» **Given problem**: Go through the listing and return every line with "code" in it.

## begin Input

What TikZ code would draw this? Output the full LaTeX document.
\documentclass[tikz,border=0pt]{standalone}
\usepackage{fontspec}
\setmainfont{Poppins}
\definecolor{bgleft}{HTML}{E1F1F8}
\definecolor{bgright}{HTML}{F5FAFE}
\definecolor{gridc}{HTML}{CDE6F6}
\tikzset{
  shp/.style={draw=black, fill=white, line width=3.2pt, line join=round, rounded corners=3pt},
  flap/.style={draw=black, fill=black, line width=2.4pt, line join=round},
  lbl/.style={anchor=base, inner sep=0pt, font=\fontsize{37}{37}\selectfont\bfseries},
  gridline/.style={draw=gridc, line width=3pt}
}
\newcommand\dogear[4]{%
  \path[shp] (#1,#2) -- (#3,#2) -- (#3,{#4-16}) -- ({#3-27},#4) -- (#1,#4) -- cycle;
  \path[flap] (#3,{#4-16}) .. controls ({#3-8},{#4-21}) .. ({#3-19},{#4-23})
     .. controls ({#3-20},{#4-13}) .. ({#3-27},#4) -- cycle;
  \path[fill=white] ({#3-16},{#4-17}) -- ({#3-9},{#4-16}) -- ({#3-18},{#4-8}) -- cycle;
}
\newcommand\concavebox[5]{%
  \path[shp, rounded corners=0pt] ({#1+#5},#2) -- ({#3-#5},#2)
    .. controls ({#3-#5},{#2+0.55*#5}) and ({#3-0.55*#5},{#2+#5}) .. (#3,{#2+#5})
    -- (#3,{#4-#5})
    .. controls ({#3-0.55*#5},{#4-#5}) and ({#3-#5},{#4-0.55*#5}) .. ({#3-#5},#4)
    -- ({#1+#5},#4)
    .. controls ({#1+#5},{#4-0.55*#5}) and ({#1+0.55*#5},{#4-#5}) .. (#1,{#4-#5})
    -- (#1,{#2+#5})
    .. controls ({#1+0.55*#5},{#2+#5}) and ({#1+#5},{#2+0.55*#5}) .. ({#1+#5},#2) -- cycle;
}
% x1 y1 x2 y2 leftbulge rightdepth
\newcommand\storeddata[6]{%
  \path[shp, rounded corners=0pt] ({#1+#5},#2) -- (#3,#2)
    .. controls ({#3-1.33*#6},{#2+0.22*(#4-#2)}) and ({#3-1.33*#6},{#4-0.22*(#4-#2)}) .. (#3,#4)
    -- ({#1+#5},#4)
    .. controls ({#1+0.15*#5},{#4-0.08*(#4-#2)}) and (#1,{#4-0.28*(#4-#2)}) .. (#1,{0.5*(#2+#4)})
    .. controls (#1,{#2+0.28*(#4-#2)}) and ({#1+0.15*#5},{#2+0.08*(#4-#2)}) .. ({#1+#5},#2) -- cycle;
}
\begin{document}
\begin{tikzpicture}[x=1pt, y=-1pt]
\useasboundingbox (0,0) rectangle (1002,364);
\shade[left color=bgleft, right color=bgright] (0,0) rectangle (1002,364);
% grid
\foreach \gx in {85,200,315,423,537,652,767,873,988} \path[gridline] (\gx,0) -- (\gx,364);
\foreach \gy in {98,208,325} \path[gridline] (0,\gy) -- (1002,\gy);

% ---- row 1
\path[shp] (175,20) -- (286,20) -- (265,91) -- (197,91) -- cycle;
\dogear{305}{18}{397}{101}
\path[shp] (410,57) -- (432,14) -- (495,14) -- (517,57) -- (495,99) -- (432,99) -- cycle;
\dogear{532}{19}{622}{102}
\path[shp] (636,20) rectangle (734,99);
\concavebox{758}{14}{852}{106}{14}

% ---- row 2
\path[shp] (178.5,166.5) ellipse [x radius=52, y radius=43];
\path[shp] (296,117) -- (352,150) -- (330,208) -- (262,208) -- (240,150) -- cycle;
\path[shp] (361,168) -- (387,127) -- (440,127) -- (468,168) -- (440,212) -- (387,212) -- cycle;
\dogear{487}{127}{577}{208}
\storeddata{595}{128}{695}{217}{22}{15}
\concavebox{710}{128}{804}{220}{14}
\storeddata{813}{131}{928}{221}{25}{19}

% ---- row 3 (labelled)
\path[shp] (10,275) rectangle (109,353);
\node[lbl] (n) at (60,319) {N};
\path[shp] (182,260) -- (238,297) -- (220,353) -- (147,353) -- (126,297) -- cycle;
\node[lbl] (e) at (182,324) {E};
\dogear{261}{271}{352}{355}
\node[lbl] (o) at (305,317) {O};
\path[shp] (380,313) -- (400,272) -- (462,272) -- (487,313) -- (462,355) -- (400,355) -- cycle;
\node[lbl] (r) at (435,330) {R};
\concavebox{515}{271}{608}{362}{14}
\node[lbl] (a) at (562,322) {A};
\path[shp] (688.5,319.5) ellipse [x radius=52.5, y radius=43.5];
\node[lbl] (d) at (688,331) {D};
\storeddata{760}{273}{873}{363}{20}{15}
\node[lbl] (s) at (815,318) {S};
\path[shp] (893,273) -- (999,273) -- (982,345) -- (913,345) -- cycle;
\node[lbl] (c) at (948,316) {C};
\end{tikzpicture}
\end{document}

## end Input
## begin Input

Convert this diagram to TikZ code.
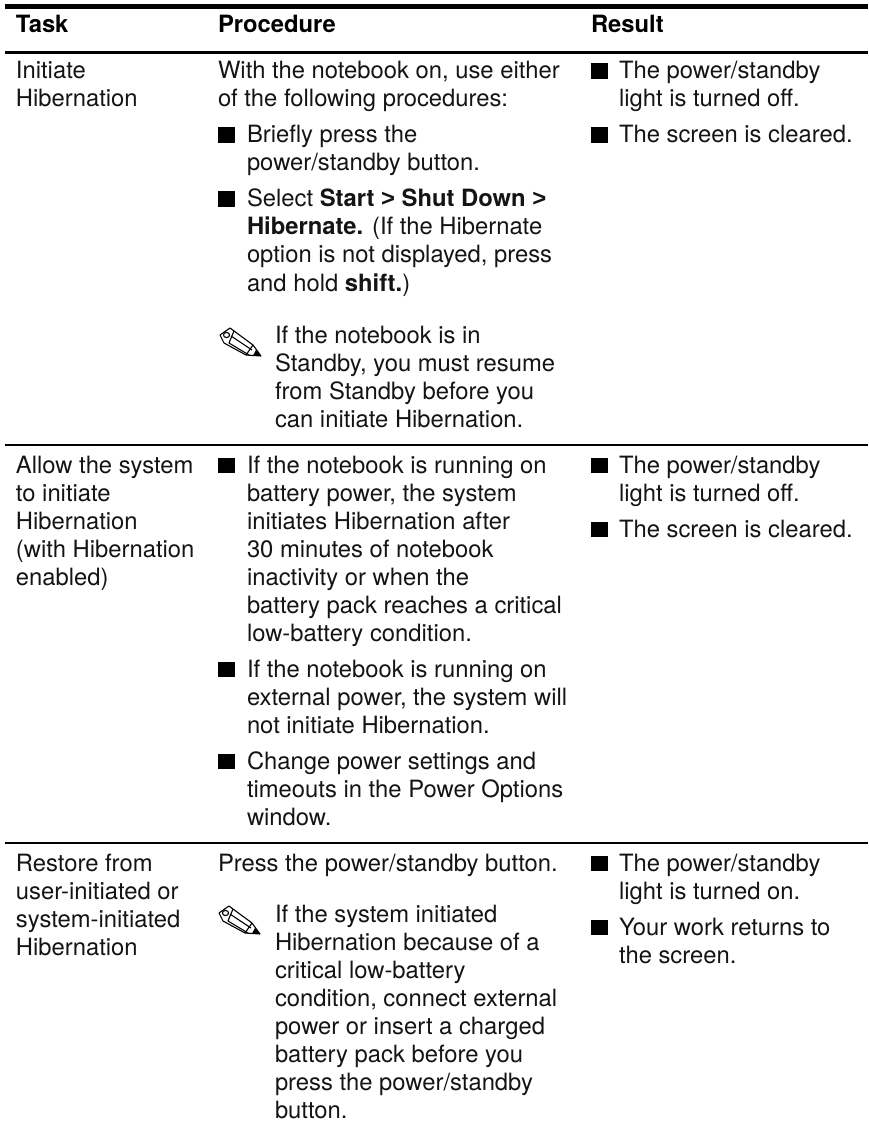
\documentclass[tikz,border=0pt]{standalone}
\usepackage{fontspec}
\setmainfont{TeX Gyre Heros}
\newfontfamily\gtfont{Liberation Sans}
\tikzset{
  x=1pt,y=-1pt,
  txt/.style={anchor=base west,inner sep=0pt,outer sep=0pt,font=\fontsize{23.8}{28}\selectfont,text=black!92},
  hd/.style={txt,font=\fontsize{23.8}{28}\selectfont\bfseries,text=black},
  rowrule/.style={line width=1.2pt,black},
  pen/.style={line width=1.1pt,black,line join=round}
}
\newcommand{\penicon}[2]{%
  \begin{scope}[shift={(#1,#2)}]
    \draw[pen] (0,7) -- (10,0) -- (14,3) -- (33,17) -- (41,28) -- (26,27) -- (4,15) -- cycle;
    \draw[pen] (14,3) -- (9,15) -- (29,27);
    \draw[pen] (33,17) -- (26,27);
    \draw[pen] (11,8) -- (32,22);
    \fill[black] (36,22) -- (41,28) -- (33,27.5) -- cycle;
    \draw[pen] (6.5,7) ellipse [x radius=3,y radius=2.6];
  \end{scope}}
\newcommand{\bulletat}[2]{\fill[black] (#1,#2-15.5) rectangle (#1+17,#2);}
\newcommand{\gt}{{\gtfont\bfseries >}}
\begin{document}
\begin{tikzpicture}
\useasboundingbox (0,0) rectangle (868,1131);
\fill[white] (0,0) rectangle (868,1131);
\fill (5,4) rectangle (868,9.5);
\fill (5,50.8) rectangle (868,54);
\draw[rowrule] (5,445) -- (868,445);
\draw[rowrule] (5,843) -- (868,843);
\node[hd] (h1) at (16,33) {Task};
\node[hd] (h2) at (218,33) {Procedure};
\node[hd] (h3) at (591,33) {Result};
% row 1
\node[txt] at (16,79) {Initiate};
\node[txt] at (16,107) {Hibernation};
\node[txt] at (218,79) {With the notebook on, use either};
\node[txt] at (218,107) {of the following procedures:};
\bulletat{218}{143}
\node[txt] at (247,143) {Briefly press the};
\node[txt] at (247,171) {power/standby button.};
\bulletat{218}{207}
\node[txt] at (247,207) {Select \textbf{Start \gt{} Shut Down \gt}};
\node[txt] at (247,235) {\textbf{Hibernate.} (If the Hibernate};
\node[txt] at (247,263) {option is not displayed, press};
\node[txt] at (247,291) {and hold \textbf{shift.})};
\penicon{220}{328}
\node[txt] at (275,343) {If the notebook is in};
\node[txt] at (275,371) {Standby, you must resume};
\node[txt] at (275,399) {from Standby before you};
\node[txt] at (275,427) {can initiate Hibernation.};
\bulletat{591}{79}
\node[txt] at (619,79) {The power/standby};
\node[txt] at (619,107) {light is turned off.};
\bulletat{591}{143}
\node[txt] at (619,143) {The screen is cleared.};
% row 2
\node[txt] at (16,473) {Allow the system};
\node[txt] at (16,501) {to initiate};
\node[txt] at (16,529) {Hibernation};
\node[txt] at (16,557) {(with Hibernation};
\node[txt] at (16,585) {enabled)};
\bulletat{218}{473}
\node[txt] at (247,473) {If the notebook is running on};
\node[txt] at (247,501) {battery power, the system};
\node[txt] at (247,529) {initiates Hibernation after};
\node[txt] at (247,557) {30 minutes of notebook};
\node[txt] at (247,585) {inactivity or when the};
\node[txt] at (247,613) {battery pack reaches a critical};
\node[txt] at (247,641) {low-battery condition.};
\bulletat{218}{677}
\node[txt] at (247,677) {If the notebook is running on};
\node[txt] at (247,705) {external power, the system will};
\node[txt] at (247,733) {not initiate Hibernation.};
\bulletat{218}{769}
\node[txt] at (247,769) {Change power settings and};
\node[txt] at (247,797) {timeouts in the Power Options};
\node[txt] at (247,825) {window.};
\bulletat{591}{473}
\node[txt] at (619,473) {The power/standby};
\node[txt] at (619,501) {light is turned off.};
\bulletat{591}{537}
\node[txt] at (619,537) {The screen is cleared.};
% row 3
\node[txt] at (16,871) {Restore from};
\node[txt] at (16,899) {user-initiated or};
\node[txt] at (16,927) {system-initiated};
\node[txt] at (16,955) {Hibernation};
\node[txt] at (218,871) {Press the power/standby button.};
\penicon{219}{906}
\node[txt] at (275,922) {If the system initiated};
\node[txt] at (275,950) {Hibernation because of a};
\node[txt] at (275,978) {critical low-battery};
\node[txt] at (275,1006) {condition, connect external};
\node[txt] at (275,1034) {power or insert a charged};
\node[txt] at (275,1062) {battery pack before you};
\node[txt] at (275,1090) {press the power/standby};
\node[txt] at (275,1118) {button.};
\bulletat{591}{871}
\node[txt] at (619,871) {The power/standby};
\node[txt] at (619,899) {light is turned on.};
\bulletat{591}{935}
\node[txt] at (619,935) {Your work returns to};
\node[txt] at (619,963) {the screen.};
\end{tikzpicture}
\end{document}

## end Input
## begin Input

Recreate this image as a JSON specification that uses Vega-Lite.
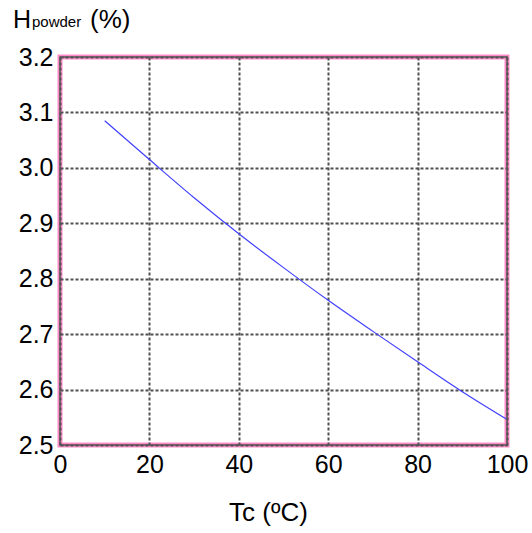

## end Input

» **Result**:
What TikZ code would draw this? Output the full LaTeX document.
Convert this diagram to TikZ code.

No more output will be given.